- [WHAT THIS TASK INVOLVES]:
Please set down all the lines beneath this one exactly, without the pictures.

----------

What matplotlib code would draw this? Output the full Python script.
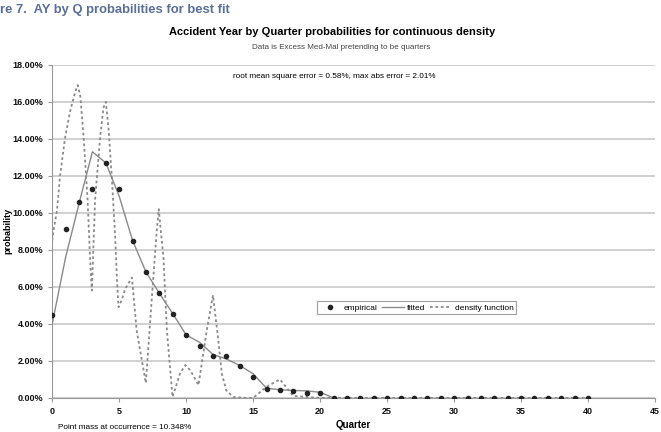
import numpy as np
import matplotlib.pyplot as plt

plt.rcParams['font.family'] = ['Liberation Sans', 'DejaVu Sans']

# empirical probabilities by quarter (%)
quarters = np.arange(0, 41)
empirical = [4.5, 9.1, 10.6, 11.3, 12.7, 11.3, 8.5, 6.8, 5.65, 4.55,
             3.4, 2.8, 2.25, 2.25, 1.7, 1.15, 0.47, 0.4, 0.36, 0.27,
             0.24] + [0.0] * 20

# fitted curve (%)
fit_q = np.arange(0, 22)
fitted = [4.0, 7.6, 10.5, 13.3, 12.7, 10.9, 8.5, 6.8, 5.65, 4.55,
          3.4, 3.0, 2.35, 2.1, 1.75, 1.3, 0.52, 0.44, 0.4, 0.38,
          0.3, 0.0]

# continuous density function (%)
dens_q = [0.0, 0.1, 0.35, 0.6, 0.97, 1.34, 1.7, 1.9, 2.1, 2.34, 2.64, 2.84, 2.96,
          3.2, 3.58, 3.83, 4.0, 4.2, 4.45, 4.7, 4.83, 4.95, 5.2, 5.45, 5.95,
          6.3, 6.99, 7.44, 7.8, 7.95, 8.3, 8.56, 8.98, 9.55, 9.93, 10.3,
          10.92, 11.54, 12.0, 12.4, 12.66, 13.0, 13.5, 14.5, 15.0, 16.0,
          17.0, 18.0, 20.0, 25.0, 30.0, 35.0, 40.0]
density = [8.5, 9.05, 10.1, 12.1, 14.1, 15.5, 16.5, 16.9, 16.3, 14.1, 10.7, 7.3, 5.8,
           10.7, 14.1, 15.7, 16.0, 14.6, 11.9, 8.7, 6.4, 4.9, 5.3, 5.9, 6.5,
           3.66, 0.8, 5.46, 9.0, 10.2, 7.6, 3.66, 0.05, 1.33, 1.77, 1.5,
           0.69, 3.66, 5.55, 3.1, 1.3, 0.4, 0.05, 0.0, 0.0, 0.6,
           1.0, 0.1, 0.0, 0.0, 0.0, 0.0, 0.0]

yticks = np.arange(0, 19, 2)

fig = plt.figure(figsize=(6.61, 4.32), dpi=100)
ax = fig.add_axes([0.079, 0.079, 0.912, 0.771])

ax.plot(dens_q, density, color='#8a8a8a', linestyle=(0, (1.5, 1.5)), lw=1.3,
        label='density function', zorder=2)
ax.plot(fit_q, fitted, color='#8a8a8a', lw=1.0, label='fitted', zorder=3)
ax.plot(quarters, empirical, linestyle='none', marker='o', ms=3,
        color='#222222', label='empirical', zorder=4)

ax.set_xlim(0, 45)
ax.set_ylim(0, 18)
ax.set_xticks(range(0, 46, 5))
ax.set_yticks(yticks)
ax.set_yticklabels(['%.2f%%' % v for v in yticks])
ax.yaxis.grid(True, color='#c8c8c8', lw=1.2)
ax.set_axisbelow(True)
for s in ['top', 'right']:
    ax.spines[s].set_visible(False)
for s in ['left', 'bottom']:
    ax.spines[s].set_color('#999999')
ax.tick_params(axis='both', labelsize=6.5, colors='#999999', labelcolor='#111111',
               length=3, width=0.8)
for lbl in ax.get_xticklabels() + ax.get_yticklabels():
    lbl.set_fontweight('bold')

ax.set_xlabel('Quarter', fontsize=7, fontweight='bold', labelpad=3)
ax.set_ylabel('probability', fontsize=6.5, fontweight='bold')
ax.yaxis.set_label_coords(-0.066, 0.5)

h, l = ax.get_legend_handles_labels()
leg = ax.legend(h[::-1], l[::-1], ncol=3, fontsize=6, loc='center',
                bbox_to_anchor=(0.604, 0.271), frameon=True, fancybox=False,
                handlelength=2.6, columnspacing=0.5, handletextpad=0.4,
                borderpad=0.3, borderaxespad=0)
leg.get_frame().set_edgecolor('#888888')
leg.get_frame().set_linewidth(0.8)

fig.text(0.0, 0.99, 're 7.  AY by Q probabilities for best fit', fontsize=9.4,
         fontweight='bold', color='#5a6e98', ha='left', va='top')
fig.text(0.502, 0.926, 'Accident Year by Quarter probabilities for continuous density',
         fontsize=8, fontweight='bold', ha='center', va='center')
fig.text(0.516, 0.889, 'Data is Excess Med-Mal pretending to be quarters',
         fontsize=5.8, color='#444444', ha='center', va='center')
fig.text(0.352, 0.822, 'root mean square error = 0.58%, max abs error = 2.01%',
         fontsize=5.9, ha='left', va='center')
fig.text(0.088, 0.01, 'Point mass at occurrence = 10.348%',
         fontsize=5.9, ha='left', va='center')

fig.savefig('out.png', dpi=100)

----------

- [SOLUTION TO THIS PROBLEM]:
What matplotlib code would draw this? Output the full Python script.
import numpy as np
import matplotlib.pyplot as plt

plt.rcParams['font.family'] = ['Liberation Sans', 'DejaVu Sans']

# empirical probabilities by quarter (%)
quarters = np.arange(0, 41)
empirical = [4.5, 9.1, 10.6, 11.3, 12.7, 11.3, 8.5, 6.8, 5.65, 4.55,
             3.4, 2.8, 2.25, 2.25, 1.7, 1.15, 0.47, 0.4, 0.36, 0.27,
             0.24] + [0.0] * 20

# fitted curve (%)
fit_q = np.arange(0, 22)
fitted = [4.0, 7.6, 10.5, 13.3, 12.7, 10.9, 8.5, 6.8, 5.65, 4.55,
          3.4, 3.0, 2.35, 2.1, 1.75, 1.3, 0.52, 0.44, 0.4, 0.38,
          0.3, 0.0]

# continuous density function (%)
dens_q = [0.0, 0.1, 0.35, 0.6, 0.97, 1.34, 1.7, 1.9, 2.1, 2.34, 2.64, 2.84, 2.96,
          3.2, 3.58, 3.83, 4.0, 4.2, 4.45, 4.7, 4.83, 4.95, 5.2, 5.45, 5.95,
          6.3, 6.99, 7.44, 7.8, 7.95, 8.3, 8.56, 8.98, 9.55, 9.93, 10.3,
          10.92, 11.54, 12.0, 12.4, 12.66, 13.0, 13.5, 14.5, 15.0, 16.0,
          17.0, 18.0, 20.0, 25.0, 30.0, 35.0, 40.0]
density = [8.5, 9.05, 10.1, 12.1, 14.1, 15.5, 16.5, 16.9, 16.3, 14.1, 10.7, 7.3, 5.8,
           10.7, 14.1, 15.7, 16.0, 14.6, 11.9, 8.7, 6.4, 4.9, 5.3, 5.9, 6.5,
           3.66, 0.8, 5.46, 9.0, 10.2, 7.6, 3.66, 0.05, 1.33, 1.77, 1.5,
           0.69, 3.66, 5.55, 3.1, 1.3, 0.4, 0.05, 0.0, 0.0, 0.6,
           1.0, 0.1, 0.0, 0.0, 0.0, 0.0, 0.0]

yticks = np.arange(0, 19, 2)

fig = plt.figure(figsize=(6.61, 4.32), dpi=100)
ax = fig.add_axes([0.079, 0.079, 0.912, 0.771])

ax.plot(dens_q, density, color='#8a8a8a', linestyle=(0, (1.5, 1.5)), lw=1.3,
        label='density function', zorder=2)
ax.plot(fit_q, fitted, color='#8a8a8a', lw=1.0, label='fitted', zorder=3)
ax.plot(quarters, empirical, linestyle='none', marker='o', ms=3,
        color='#222222', label='empirical', zorder=4)

ax.set_xlim(0, 45)
ax.set_ylim(0, 18)
ax.set_xticks(range(0, 46, 5))
ax.set_yticks(yticks)
ax.set_yticklabels(['%.2f%%' % v for v in yticks])
ax.yaxis.grid(True, color='#c8c8c8', lw=1.2)
ax.set_axisbelow(True)
for s in ['top', 'right']:
    ax.spines[s].set_visible(False)
for s in ['left', 'bottom']:
    ax.spines[s].set_color('#999999')
ax.tick_params(axis='both', labelsize=6.5, colors='#999999', labelcolor='#111111',
               length=3, width=0.8)
for lbl in ax.get_xticklabels() + ax.get_yticklabels():
    lbl.set_fontweight('bold')

ax.set_xlabel('Quarter', fontsize=7, fontweight='bold', labelpad=3)
ax.set_ylabel('probability', fontsize=6.5, fontweight='bold')
ax.yaxis.set_label_coords(-0.066, 0.5)

h, l = ax.get_legend_handles_labels()
leg = ax.legend(h[::-1], l[::-1], ncol=3, fontsize=6, loc='center',
                bbox_to_anchor=(0.604, 0.271), frameon=True, fancybox=False,
                handlelength=2.6, columnspacing=0.5, handletextpad=0.4,
                borderpad=0.3, borderaxespad=0)
leg.get_frame().set_edgecolor('#888888')
leg.get_frame().set_linewidth(0.8)

fig.text(0.0, 0.99, 're 7.  AY by Q probabilities for best fit', fontsize=9.4,
         fontweight='bold', color='#5a6e98', ha='left', va='top')
fig.text(0.502, 0.926, 'Accident Year by Quarter probabilities for continuous density',
         fontsize=8, fontweight='bold', ha='center', va='center')
fig.text(0.516, 0.889, 'Data is Excess Med-Mal pretending to be quarters',
         fontsize=5.8, color='#444444', ha='center', va='center')
fig.text(0.352, 0.822, 'root mean square error = 0.58%, max abs error = 2.01%',
         fontsize=5.9, ha='left', va='center')
fig.text(0.088, 0.01, 'Point mass at occurrence = 10.348%',
         fontsize=5.9, ha='left', va='center')

fig.savefig('out.png', dpi=100)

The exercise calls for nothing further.